*DESCRIPTION OF THE TASK:*
The line holding "minimum width=145pt, minimum" is the last one to output; start at the first line of the data, keep every line in between exactly, and leave out pictures.

* begin DATASET SECTION *

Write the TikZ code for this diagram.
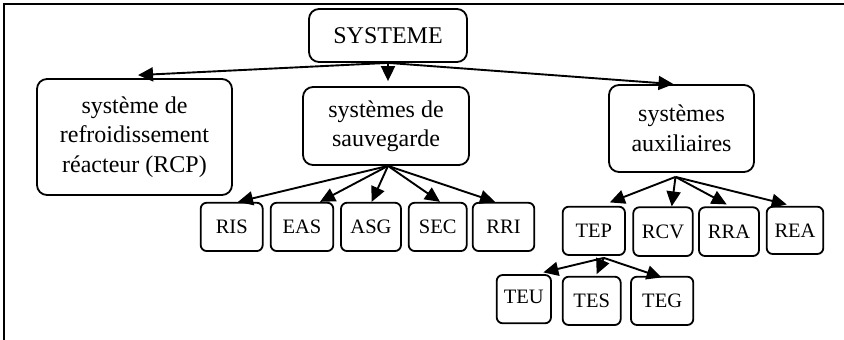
\documentclass[tikz,border=0pt]{standalone}
\usepackage{fontspec}
\setmainfont{Liberation Serif}
\usetikzlibrary{arrows.meta}
\tikzset{
  bigbox/.style={draw, line width=1.8pt, rounded corners=10pt, inner sep=0pt, align=center,
    font=\fontsize{24}{29.5}\selectfont},
  smallbox/.style={draw, line width=1.8pt, rounded corners=6pt, inner sep=0pt,
    font=\fontsize{20.5}{24}\selectfont},
  arr/.style={line width=1.9pt, -{Triangle[length=15pt,width=14pt]}},
  frame/.style={line width=1.8pt}
}
\begin{document}
\begin{tikzpicture}[x=1pt,y=-1pt]
\useasboundingbox (0,0) rectangle (844,340);
\draw[frame] (4,340) -- (4,4) -- (844,4);

\node[bigbox, minimum width=158pt, minimum height=53pt] (sys) at (388,35.5) {SYSTEME};
\node[bigbox, minimum width=195pt, minimum height=116pt] (rcp) at (134.5,137) {système de\\refroidissement\\réacteur (RCP)};
\node[bigbox, minimum width=166pt, minimum height=78pt] (sauv) at (386,126) {systèmes de\\sauvegarde};
\node[bigbox, minimum width=145pt, minimum height=87pt] (aux) at (681.5,128.5) {systèmes\\auxiliaires};

\node[smallbox, minimum width=62pt, minimum height=48.3pt] (ris) at (231.7,226.9) {RIS};
\node[smallbox, minimum width=62.6pt, minimum height=48.3pt] (eas) at (302,226.9) {EAS};
\node[smallbox, minimum width=60pt, minimum height=48.3pt] (asg) at (371,226.9) {ASG};
\node[smallbox, minimum width=58pt, minimum height=48.3pt] (sec) at (437.7,226.9) {SEC};
\node[smallbox, minimum width=61.6pt, minimum height=48.3pt] (rri) at (503.5,226.9) {RRI};

\node[smallbox, minimum width=62.3pt, minimum height=48.3pt] (tep) at (593.85,230.85) {TEP};
\node[smallbox, minimum width=59.4pt, minimum height=48.7pt] (rcv) at (663,231.65) {RCV};
\node[smallbox, minimum width=60pt, minimum height=48.7pt] (rra) at (729,231.65) {RRA};
\node[smallbox, minimum width=56.6pt, minimum height=47.3pt] (rea) at (795,230.35) {REA};

\node[smallbox, minimum width=54.3pt, minimum height=48.3pt] (teu) at (523.85,299.15) {\raisebox{4pt}{TEU}};
\node[smallbox, minimum width=58pt, minimum height=48.3pt] (tes) at (591.7,300.85) {TES};
\node[smallbox, minimum width=62.3pt, minimum height=48.3pt] (teg) at (662.15,300.85) {TEG};

\coordinate (sysO) at (sys.south);
\coordinate (sauvO) at ([xshift=2pt]sauv.south);
\coordinate (auxO) at ([xshift=-6pt,yshift=-4pt]aux.south);
\coordinate (tepO) at ([xshift=10pt,yshift=-2pt]tep.south);

\draw[arr] (sysO) -- ([xshift=3.5pt,yshift=3pt]rcp.north);
\draw[arr] (sysO) -- ([xshift=2pt,yshift=5pt]sauv.north);
\draw[arr] (sysO) -- ([xshift=-8pt]aux.north);

\draw[arr] (sauvO) -- ([xshift=6.3pt]ris.north);
\draw[arr] (sauvO) -- ([xshift=18pt]eas.north);
\draw[arr] (sauvO) -- ([xshift=0.7pt]asg.north);
\draw[arr] (sauvO) -- ([xshift=2.3pt]sec.north);
\draw[arr] (sauvO) -- ([xshift=-8.5pt]rri.north);

\draw[arr] (auxO) -- ([xshift=16pt,yshift=3.4pt]tep.north);
\draw[arr] (auxO) -- ([xshift=8.7pt]rcv.north);
\draw[arr] (auxO) -- ([xshift=-2.3pt,yshift=2pt]rra.north);
\draw[arr] (auxO) -- ([xshift=-8.3pt,yshift=1.3pt]rea.north);

\draw[arr] (tepO) -- ([xshift=19.5pt,yshift=1.7pt]teu.north);
\draw[arr] (tepO) -- ([xshift=5pt,yshift=1.7pt]tes.north);
\draw[arr] (tepO) -- ([xshift=-0.5pt,yshift=-1.6pt]teg.north);
\end{tikzpicture}
\end{document}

* end DATASET SECTION *

*OUTPUT OF THE TASK:*
Write the TikZ code for this diagram.
\documentclass[tikz,border=0pt]{standalone}
\usepackage{fontspec}
\setmainfont{Liberation Serif}
\usetikzlibrary{arrows.meta}
\tikzset{
  bigbox/.style={draw, line width=1.8pt, rounded corners=10pt, inner sep=0pt, align=center,
    font=\fontsize{24}{29.5}\selectfont},
  smallbox/.style={draw, line width=1.8pt, rounded corners=6pt, inner sep=0pt,
    font=\fontsize{20.5}{24}\selectfont},
  arr/.style={line width=1.9pt, -{Triangle[length=15pt,width=14pt]}},
  frame/.style={line width=1.8pt}
}
\begin{document}
\begin{tikzpicture}[x=1pt,y=-1pt]
\useasboundingbox (0,0) rectangle (844,340);
\draw[frame] (4,340) -- (4,4) -- (844,4);

\node[bigbox, minimum width=158pt, minimum height=53pt] (sys) at (388,35.5) {SYSTEME};
\node[bigbox, minimum width=195pt, minimum height=116pt] (rcp) at (134.5,137) {système de\\refroidissement\\réacteur (RCP)};
\node[bigbox, minimum width=166pt, minimum height=78pt] (sauv) at (386,126) {systèmes de\\sauvegarde};
\node[bigbox, minimum width=145pt, minimum height=87pt] (aux) at (681.5,128.5) {systèmes\\auxiliaires};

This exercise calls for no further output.